-- Exercise instructions --
Collect all lines containing the word "diagram" from the data.

-- Available data --
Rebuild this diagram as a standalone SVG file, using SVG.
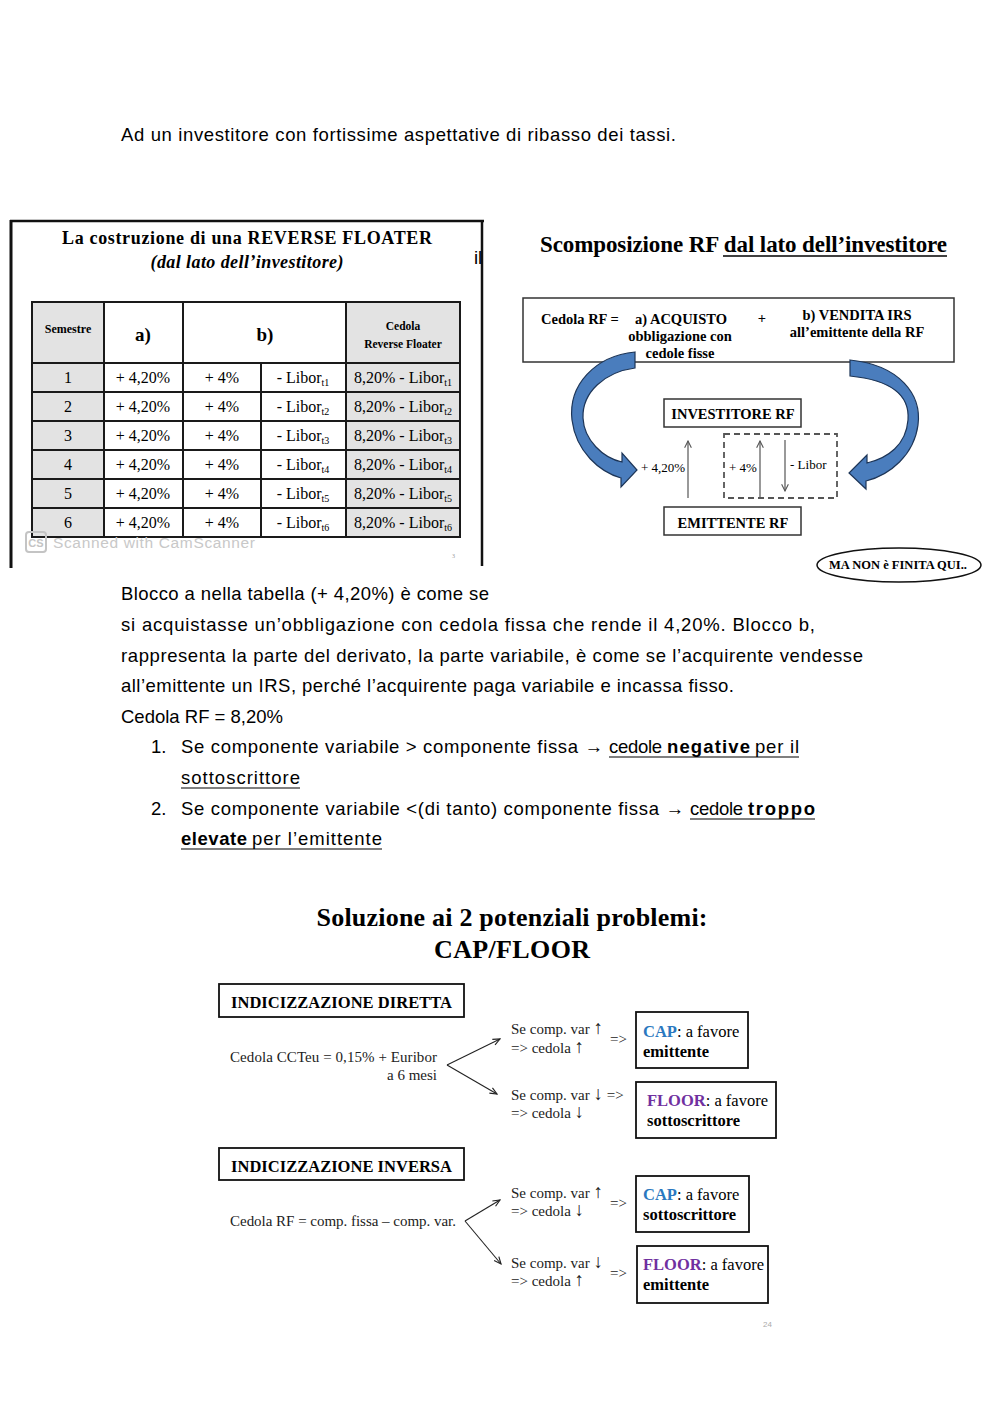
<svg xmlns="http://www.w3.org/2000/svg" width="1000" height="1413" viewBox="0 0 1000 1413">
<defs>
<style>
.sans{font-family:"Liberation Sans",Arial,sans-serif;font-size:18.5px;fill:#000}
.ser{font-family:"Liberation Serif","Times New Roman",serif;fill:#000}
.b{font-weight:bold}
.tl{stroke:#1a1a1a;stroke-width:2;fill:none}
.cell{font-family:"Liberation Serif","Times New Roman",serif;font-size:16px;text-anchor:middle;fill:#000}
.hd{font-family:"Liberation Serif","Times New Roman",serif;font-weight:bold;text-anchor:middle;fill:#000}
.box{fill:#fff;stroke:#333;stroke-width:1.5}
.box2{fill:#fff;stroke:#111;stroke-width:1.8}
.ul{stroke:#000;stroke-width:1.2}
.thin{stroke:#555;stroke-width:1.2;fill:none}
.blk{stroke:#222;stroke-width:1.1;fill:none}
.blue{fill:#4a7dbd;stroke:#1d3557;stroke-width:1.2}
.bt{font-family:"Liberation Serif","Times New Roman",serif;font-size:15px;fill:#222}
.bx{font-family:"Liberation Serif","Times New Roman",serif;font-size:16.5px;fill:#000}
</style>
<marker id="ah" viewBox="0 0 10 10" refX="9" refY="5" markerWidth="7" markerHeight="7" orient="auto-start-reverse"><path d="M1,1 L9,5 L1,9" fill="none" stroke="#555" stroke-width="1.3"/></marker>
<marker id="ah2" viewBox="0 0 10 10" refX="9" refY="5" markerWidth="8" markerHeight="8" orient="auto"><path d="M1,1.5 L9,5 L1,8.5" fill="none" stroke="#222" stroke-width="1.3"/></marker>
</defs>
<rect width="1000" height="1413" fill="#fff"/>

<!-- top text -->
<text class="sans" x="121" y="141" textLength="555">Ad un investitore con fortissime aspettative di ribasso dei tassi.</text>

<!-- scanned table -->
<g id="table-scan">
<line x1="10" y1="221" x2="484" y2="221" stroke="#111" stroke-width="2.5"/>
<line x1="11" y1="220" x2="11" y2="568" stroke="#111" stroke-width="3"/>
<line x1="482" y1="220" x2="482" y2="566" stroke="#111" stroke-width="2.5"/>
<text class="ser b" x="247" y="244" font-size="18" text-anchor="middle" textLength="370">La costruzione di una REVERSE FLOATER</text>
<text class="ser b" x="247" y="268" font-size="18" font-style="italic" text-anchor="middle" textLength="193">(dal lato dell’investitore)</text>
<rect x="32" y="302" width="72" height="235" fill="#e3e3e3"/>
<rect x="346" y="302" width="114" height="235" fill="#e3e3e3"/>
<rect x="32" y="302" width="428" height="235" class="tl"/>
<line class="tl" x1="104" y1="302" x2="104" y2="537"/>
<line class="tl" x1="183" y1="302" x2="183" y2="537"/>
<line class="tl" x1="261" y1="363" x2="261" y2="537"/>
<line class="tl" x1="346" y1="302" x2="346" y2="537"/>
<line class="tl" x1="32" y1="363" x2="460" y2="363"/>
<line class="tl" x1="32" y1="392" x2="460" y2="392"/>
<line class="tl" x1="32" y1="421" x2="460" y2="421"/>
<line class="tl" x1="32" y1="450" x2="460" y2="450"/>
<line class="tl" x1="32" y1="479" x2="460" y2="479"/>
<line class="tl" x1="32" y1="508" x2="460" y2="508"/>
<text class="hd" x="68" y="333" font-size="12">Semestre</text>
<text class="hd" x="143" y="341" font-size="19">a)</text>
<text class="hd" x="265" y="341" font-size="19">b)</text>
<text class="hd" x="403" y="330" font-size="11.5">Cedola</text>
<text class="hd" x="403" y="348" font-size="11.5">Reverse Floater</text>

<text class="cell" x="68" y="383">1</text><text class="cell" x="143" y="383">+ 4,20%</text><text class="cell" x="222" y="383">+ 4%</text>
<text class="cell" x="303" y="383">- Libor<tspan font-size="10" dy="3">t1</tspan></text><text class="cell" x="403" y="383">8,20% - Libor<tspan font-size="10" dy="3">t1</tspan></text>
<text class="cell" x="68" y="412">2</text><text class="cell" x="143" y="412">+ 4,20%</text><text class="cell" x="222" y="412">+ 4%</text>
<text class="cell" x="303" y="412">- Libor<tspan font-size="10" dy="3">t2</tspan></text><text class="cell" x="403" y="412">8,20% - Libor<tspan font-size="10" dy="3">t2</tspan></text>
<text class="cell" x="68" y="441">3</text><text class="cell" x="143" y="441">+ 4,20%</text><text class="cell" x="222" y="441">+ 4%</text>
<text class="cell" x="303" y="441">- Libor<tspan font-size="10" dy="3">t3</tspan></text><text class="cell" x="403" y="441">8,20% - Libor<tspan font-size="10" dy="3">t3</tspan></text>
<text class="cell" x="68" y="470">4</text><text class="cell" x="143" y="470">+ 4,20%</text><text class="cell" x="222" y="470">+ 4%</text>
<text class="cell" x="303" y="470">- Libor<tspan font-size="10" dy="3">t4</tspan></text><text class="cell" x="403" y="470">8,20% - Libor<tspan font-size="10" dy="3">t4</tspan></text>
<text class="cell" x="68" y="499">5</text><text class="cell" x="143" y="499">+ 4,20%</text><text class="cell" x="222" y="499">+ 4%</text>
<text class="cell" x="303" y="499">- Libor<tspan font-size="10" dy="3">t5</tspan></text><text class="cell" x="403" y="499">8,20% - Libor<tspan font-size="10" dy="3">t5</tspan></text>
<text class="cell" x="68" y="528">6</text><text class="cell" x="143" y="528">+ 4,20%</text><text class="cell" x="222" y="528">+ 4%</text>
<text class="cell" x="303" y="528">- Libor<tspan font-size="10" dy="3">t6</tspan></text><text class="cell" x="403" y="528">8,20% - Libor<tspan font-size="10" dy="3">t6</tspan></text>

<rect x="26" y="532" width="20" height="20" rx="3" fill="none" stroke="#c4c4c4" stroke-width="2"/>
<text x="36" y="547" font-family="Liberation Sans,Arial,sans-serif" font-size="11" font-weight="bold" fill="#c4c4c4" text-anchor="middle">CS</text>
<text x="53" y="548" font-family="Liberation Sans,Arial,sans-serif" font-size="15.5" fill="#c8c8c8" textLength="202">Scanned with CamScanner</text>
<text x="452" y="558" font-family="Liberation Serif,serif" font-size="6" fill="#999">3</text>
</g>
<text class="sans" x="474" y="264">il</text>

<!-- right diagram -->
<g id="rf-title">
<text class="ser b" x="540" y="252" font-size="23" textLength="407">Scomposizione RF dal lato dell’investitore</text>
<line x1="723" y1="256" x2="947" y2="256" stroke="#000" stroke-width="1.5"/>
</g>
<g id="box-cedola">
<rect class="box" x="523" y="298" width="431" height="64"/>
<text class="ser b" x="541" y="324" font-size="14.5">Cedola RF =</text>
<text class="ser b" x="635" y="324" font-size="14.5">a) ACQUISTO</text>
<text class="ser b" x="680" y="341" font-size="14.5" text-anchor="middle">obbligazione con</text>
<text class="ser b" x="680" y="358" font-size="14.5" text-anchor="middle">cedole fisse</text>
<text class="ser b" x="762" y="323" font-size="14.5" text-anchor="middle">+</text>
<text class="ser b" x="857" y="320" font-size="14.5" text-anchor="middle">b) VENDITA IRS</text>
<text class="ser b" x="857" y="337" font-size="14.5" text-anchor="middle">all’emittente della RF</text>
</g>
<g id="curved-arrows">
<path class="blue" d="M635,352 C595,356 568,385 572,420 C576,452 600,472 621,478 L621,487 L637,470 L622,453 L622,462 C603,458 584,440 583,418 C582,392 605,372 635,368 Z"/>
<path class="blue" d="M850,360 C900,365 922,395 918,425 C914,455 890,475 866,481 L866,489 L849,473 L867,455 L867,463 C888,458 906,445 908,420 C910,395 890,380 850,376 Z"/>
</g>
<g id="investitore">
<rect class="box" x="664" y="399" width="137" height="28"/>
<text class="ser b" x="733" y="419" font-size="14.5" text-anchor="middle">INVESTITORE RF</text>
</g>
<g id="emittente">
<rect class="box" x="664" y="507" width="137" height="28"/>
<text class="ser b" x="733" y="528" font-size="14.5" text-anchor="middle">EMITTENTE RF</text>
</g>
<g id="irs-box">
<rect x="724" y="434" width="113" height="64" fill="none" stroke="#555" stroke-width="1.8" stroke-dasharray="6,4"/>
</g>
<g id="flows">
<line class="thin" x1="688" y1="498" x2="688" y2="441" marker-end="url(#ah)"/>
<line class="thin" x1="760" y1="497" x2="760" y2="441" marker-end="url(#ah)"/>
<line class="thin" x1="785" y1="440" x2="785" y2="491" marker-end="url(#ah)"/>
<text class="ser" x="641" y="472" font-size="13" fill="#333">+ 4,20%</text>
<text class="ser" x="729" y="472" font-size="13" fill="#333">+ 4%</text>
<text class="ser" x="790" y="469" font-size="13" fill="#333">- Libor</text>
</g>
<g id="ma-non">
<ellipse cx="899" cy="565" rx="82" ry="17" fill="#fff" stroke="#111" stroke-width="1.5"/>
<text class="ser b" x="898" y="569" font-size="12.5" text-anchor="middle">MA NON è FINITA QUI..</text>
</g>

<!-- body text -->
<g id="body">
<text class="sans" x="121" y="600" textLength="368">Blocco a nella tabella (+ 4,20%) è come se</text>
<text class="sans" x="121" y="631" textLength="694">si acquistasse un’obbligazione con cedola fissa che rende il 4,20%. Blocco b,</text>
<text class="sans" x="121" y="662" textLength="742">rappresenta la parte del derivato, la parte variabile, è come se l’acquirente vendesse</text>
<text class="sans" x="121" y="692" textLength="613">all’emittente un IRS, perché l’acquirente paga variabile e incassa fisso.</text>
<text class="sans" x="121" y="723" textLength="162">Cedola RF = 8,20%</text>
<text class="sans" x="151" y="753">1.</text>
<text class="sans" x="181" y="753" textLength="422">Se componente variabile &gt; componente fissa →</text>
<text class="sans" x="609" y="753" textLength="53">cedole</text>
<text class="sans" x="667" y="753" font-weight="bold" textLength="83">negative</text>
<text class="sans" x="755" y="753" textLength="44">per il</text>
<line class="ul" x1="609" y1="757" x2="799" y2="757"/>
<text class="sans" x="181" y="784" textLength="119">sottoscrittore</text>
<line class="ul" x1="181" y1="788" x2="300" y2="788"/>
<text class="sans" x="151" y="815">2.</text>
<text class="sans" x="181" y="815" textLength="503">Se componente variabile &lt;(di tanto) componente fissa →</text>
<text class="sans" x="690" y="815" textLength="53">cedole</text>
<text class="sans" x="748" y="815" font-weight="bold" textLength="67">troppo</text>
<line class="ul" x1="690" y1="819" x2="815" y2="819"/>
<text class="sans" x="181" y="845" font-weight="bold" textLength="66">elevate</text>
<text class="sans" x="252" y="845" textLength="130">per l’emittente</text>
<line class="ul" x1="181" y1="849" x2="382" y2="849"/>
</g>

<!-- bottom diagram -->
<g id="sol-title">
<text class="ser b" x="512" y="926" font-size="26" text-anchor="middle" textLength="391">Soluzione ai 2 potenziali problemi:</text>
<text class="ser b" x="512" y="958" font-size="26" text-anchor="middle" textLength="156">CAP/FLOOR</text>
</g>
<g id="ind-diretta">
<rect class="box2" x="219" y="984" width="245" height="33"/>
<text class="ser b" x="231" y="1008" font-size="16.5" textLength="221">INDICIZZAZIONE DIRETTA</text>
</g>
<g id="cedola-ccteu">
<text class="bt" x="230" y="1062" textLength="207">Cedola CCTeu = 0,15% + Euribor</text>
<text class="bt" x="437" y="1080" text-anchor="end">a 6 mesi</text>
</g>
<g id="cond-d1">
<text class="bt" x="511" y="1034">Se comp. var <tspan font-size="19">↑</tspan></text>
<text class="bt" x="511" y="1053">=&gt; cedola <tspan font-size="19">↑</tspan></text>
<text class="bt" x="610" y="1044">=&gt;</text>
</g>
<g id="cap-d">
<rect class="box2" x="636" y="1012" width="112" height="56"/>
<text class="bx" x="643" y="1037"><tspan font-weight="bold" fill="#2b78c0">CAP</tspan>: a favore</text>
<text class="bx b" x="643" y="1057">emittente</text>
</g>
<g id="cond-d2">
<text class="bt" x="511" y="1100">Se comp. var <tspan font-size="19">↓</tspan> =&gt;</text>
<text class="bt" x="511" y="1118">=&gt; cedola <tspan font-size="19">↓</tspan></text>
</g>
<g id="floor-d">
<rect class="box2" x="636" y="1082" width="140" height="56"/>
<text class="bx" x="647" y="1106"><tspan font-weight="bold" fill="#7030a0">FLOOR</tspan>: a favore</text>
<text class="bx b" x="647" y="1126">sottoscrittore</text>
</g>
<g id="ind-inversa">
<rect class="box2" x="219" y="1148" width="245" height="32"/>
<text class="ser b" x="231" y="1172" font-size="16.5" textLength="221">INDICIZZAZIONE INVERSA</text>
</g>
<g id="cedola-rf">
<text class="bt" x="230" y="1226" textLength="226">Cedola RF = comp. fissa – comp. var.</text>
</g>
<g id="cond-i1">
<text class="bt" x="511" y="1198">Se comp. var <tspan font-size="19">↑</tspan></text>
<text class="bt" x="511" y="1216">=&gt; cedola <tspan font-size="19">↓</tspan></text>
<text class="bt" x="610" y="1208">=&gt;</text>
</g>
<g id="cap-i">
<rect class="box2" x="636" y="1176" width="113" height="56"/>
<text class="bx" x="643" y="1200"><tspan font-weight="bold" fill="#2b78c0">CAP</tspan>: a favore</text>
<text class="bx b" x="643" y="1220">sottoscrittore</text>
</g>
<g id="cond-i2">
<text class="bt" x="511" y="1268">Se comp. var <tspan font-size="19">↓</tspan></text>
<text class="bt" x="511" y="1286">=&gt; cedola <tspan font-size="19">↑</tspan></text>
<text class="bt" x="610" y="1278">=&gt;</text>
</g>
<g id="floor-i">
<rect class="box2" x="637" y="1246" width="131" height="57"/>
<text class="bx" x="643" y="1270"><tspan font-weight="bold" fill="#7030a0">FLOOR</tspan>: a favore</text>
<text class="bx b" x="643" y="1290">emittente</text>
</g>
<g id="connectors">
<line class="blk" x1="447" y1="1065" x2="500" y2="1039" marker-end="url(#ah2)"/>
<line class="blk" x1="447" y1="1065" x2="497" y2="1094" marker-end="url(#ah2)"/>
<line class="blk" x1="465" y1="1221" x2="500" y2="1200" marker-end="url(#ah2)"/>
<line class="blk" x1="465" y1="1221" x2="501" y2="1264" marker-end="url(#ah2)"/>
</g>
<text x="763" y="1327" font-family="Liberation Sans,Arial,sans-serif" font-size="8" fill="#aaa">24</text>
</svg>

-- Finished answer --
Rebuild this diagram as a standalone SVG file, using SVG.
<!-- right diagram -->
<!-- bottom diagram -->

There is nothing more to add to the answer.